On Wednesday, 25 May 2016 at 19:47:06 UTC, Nick Treleaven wrote:
On 24/05/2016 14:48, Nick Treleaven wrote:
What about:

@safe unittest
{
     RCArray!int arr;
+      arr.length = 1;
     ref r = arr[0];
arr.destroy; // refcount drops to zero, arr.impl memory freed
     r++; // writes to unallocated memory
}

Here I think local refs must be prevented from initialization by return ref (-dip25). The @rc DIP and RCArray would use return ref. It would be OK to initialize a local ref with a ref function result that is not return ref. Naturally, this would be @safe:

auto slice = [7];
ref r = slice[0];
slice.destroy;
r++; // slice memory still allocated

To elaborate: neither `scope` nor reference counting can ever protect you against explicit premature destruction of a still-referenced owner.
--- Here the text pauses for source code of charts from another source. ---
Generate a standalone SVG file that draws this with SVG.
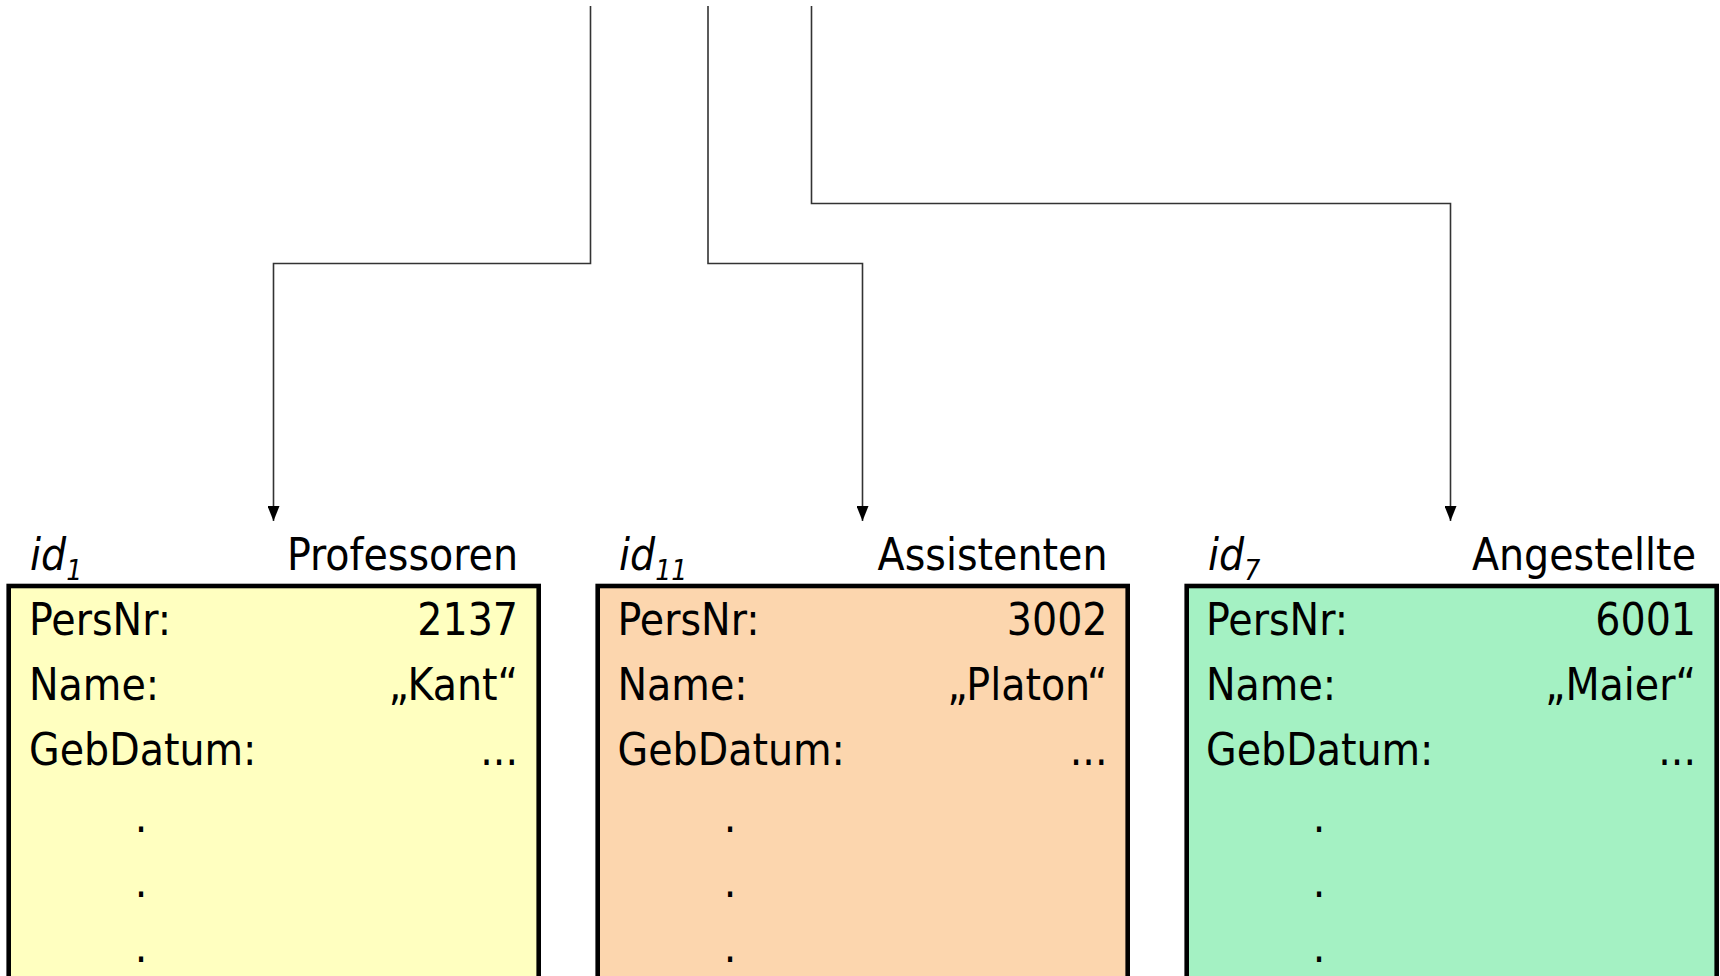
<svg xmlns="http://www.w3.org/2000/svg" width="1720" height="976" viewBox="0 0 1720 976">
<style>
.box{stroke:#000;stroke-width:4.6}
.t{font-family:"DejaVu Sans Condensed","Liberation Sans",sans-serif;font-size:44px;fill:#000}
.id{font-style:italic}
.r{text-anchor:end}
.c{text-anchor:middle}
.conn{fill:none;stroke:#333;stroke-width:1.6}
</style>
<defs>
<marker id="arr" viewBox="0 0 15 12" refX="15" refY="6" markerWidth="15" markerHeight="12" markerUnits="userSpaceOnUse" orient="auto">
<path d="M0,0 L15,6 L0,12 z" fill="#000"/>
</marker>
</defs>
<rect width="1720" height="976" fill="#fff"/>
<g id="connectors">
<path class="conn" d="M590.5,6 V263.5 H273.5 V521" marker-end="url(#arr)"/>
<path class="conn" d="M708,6 V263.5 H862.5 V521" marker-end="url(#arr)"/>
<path class="conn" d="M811.5,6 V203.5 H1450.5 V521" marker-end="url(#arr)"/>
</g>
<g id="professoren">
<rect class="box" x="8.7" y="586" width="530" height="420" fill="#FFFFC0"/>
<text class="t id" x="30" y="570">id<tspan font-size="28" dy="10">1</tspan></text>
<text class="t r" x="518" y="570">Professoren</text>
<text class="t" x="29" y="635">PersNr:</text>
<text class="t r" x="518" y="635">2137</text>
<text class="t" x="29" y="700">Name:</text>
<text class="t r" x="518" y="700">„Kant“</text>
<text class="t" x="29" y="765">GebDatum:</text>
<text class="t r" x="518" y="765">...</text>
<text class="t c" x="141" y="832">.</text>
<text class="t c" x="141" y="897">.</text>
<text class="t c" x="141" y="962">.</text>
</g>
<g id="assistenten">
<rect class="box" x="597.7" y="586" width="530" height="420" fill="#FCD6AE"/>
<text class="t id" x="619" y="570">id<tspan font-size="28" dy="10">11</tspan></text>
<text class="t r" x="1107.5" y="570">Assistenten</text>
<text class="t" x="617.5" y="635">PersNr:</text>
<text class="t r" x="1107.5" y="635">3002</text>
<text class="t" x="617.5" y="700">Name:</text>
<text class="t r" x="1107.5" y="700">„Platon“</text>
<text class="t" x="617.5" y="765">GebDatum:</text>
<text class="t r" x="1107.5" y="765">...</text>
<text class="t c" x="730" y="832">.</text>
<text class="t c" x="730" y="897">.</text>
<text class="t c" x="730" y="962">.</text>
</g>
<g id="angestellte">
<rect class="box" x="1186.7" y="586" width="530" height="420" fill="#A4F1C3"/>
<text class="t id" x="1208" y="570">id<tspan font-size="28" dy="10">7</tspan></text>
<text class="t r" x="1696" y="570">Angestellte</text>
<text class="t" x="1206" y="635">PersNr:</text>
<text class="t r" x="1696" y="635">6001</text>
<text class="t" x="1206" y="700">Name:</text>
<text class="t r" x="1696" y="700">„Maier“</text>
<text class="t" x="1206" y="765">GebDatum:</text>
<text class="t r" x="1696" y="765">...</text>
<text class="t c" x="1319" y="832">.</text>
<text class="t c" x="1319" y="897">.</text>
<text class="t c" x="1319" y="962">.</text>
</g>
</svg>
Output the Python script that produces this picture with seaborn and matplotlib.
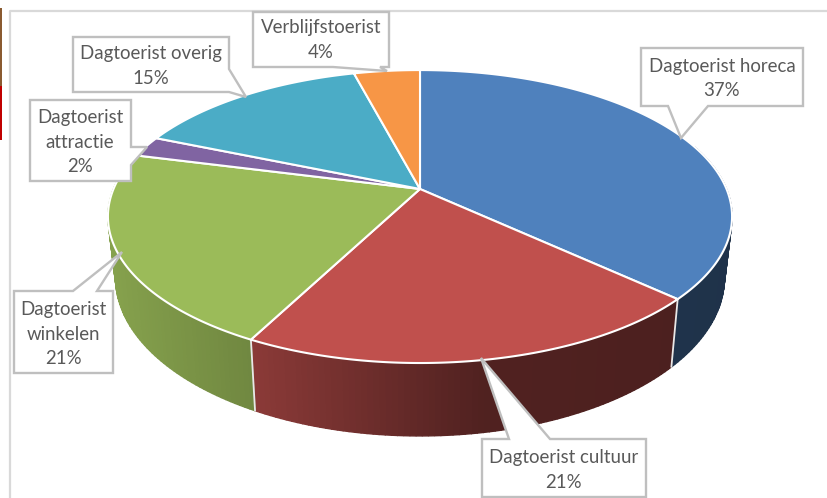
import numpy as np
import matplotlib
matplotlib.use("Agg")
import matplotlib.pyplot as plt
import seaborn as sns

categories = ["Dagtoerist horeca", "Dagtoerist cultuur", "Dagtoerist winkelen",
              "Dagtoerist attractie", "Dagtoerist overig", "Verblijfstoerist"]
values = [36.9, 20.7, 21.4, 2.3, 14.6, 4.1]
colors = ["#4F81BD", "#C0504D", "#9BBB59", "#8064A2", "#4BACC6", "#F79646"]
label_text = ["Dagtoerist horeca", "Dagtoerist cultuur", "Dagtoerist\nwinkelen",
              "Dagtoerist\nattractie", "Dagtoerist overig", "Verblijfstoerist"]
# callout outlines in figure pixels
callouts = [
    [(641, 48), (803, 48), (803, 106), (708, 106), (681, 138), (668, 106), (641, 106)],
    [(482, 439), (509, 439), (481, 358), (550, 439), (646, 439), (646, 497), (482, 497)],
    [(14, 291), (73, 291), (122, 252), (97, 291), (113, 291), (113, 373), (14, 373)],
    [(30, 100), (131, 100), (131, 147), (147, 147), (131, 165), (131, 181), (30, 181)],
    [(73, 37), (229, 37), (229, 69), (246, 97), (229, 92), (73, 92)],
    [(253, 12), (389, 12), (389, 67), (380, 67), (387, 71), (333, 67), (253, 67)],
]
label_xy = [(722, 78.5), (564, 470), (63, 334), (80, 142), (151, 66), (321, 40)]

sns.set_theme(style="white")
plt.rcParams["font.family"] = ["Lato", "DejaVu Sans"]
palette = sns.color_palette(colors)

fig = plt.figure(figsize=(8.27, 4.98), dpi=100, facecolor="white")
ax = fig.add_axes([0, 0, 1, 1])
ax.set_xlim(0, 827)
ax.set_ylim(498, 0)
ax.axis("off")


def project(theta, cx, cy, a, b, k):
    up = np.cos(theta)
    den = 1 + k * up
    return cx + a * np.sin(theta) / den, cy - b * up / den


TOP = dict(cx=420, cy=189, a=306.5, b=141.3, k=0.188)
BOT = dict(cx=420, cy=248, a=299.0, b=152.6, k=0.188)
SHADE_X = [115, 256, 480, 730]
SHADE_V = [0.86, 0.72, 0.42, 0.39]

# outer frame and the sliver of the neighbouring picture
ax.plot([10, 10, 827], [498, 11, 11], color="#d9d9d9", lw=1.6, zorder=1)
ax.fill_between([0, 2], 8, 86, color="#8a5a30", lw=0, zorder=1)
ax.fill_between([0, 2], 86, 140, color="#c00000", lw=0, zorder=1)

edges = np.cumsum([0] + list(values)) / np.sum(values) * 2 * np.pi

# side wall
for i, col in enumerate(palette):
    n = max(int((edges[i + 1] - edges[i]) * 60), 2)
    th = np.linspace(edges[i], edges[i + 1], n + 1)
    for t0, t1 in zip(th[:-1], th[1:]):
        if np.cos(t0) > 0.3 and np.cos(t1) > 0.3:
            continue
        xa, ya = project(np.array([t0, t1]), **TOP)
        xb, yb = project(np.array([t1, t0]), **BOT)
        f = np.interp((xa.mean() + xb.mean()) / 2, SHADE_X, SHADE_V)
        shade = tuple(c * f for c in col)
        ax.fill(np.r_[xa, xb], np.r_[ya, yb], fc=shade, ec=shade, lw=1.0, zorder=2)

# separators on the wall
for t in edges[1:-1]:
    if np.cos(t) < 0:
        x0, y0 = project(t, **TOP)
        x1, y1 = project(t, **BOT)
        ax.plot([x0, x1], [y0, y1], color="#e8e8e8", lw=1.3, zorder=3)

# top face
for i, col in enumerate(palette):
    th = np.linspace(edges[i], edges[i + 1], 200)
    x, y = project(th, **TOP)
    ax.fill(np.r_[TOP["cx"], x], np.r_[TOP["cy"], y], fc=col, ec="white",
            lw=1.5, joinstyle="round", zorder=4)

# callouts
for name, pts, (tx, ty), v in zip(label_text, callouts, label_xy, values):
    px, py = zip(*pts)
    ax.fill(px, py, fc="white", ec="#bfbfbf", lw=1.7, joinstyle="miter", zorder=5)
    ax.text(tx, ty, f"{name}\n{round(v)}%", ha="center", va="center",
            fontsize=13.4, color="#595959", linespacing=1.52, zorder=6)

fig.savefig("out.png", dpi=100, facecolor="white")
But there is a slightly different problematic scenario:

RCArray!int arr = [7];
ref r = arr[0];
arr = [9];        // this releases the old array
r++;              // use after free

But this issue exists even without locale `ref`s:

void foo() {
    RCArray!int arr = [7];
    bar(arr, arr[0]);
}

void bar(ref RCArray!int arr, ref int r) {
    arr = [9];    // this releases the old array
    r++;          // use after free
}

It can be solved in one of two ways: Either by making the owner (`arr`) non-mutable during the existence of the references, thereby forbidding the call to `bar()` (I would prefer this one, as it's cleaner and can be used for many more things, e.g. the byLine problem), or by making the owner live longer by inserting the appropriate AddRef/Release pairs whenever such a situation arises.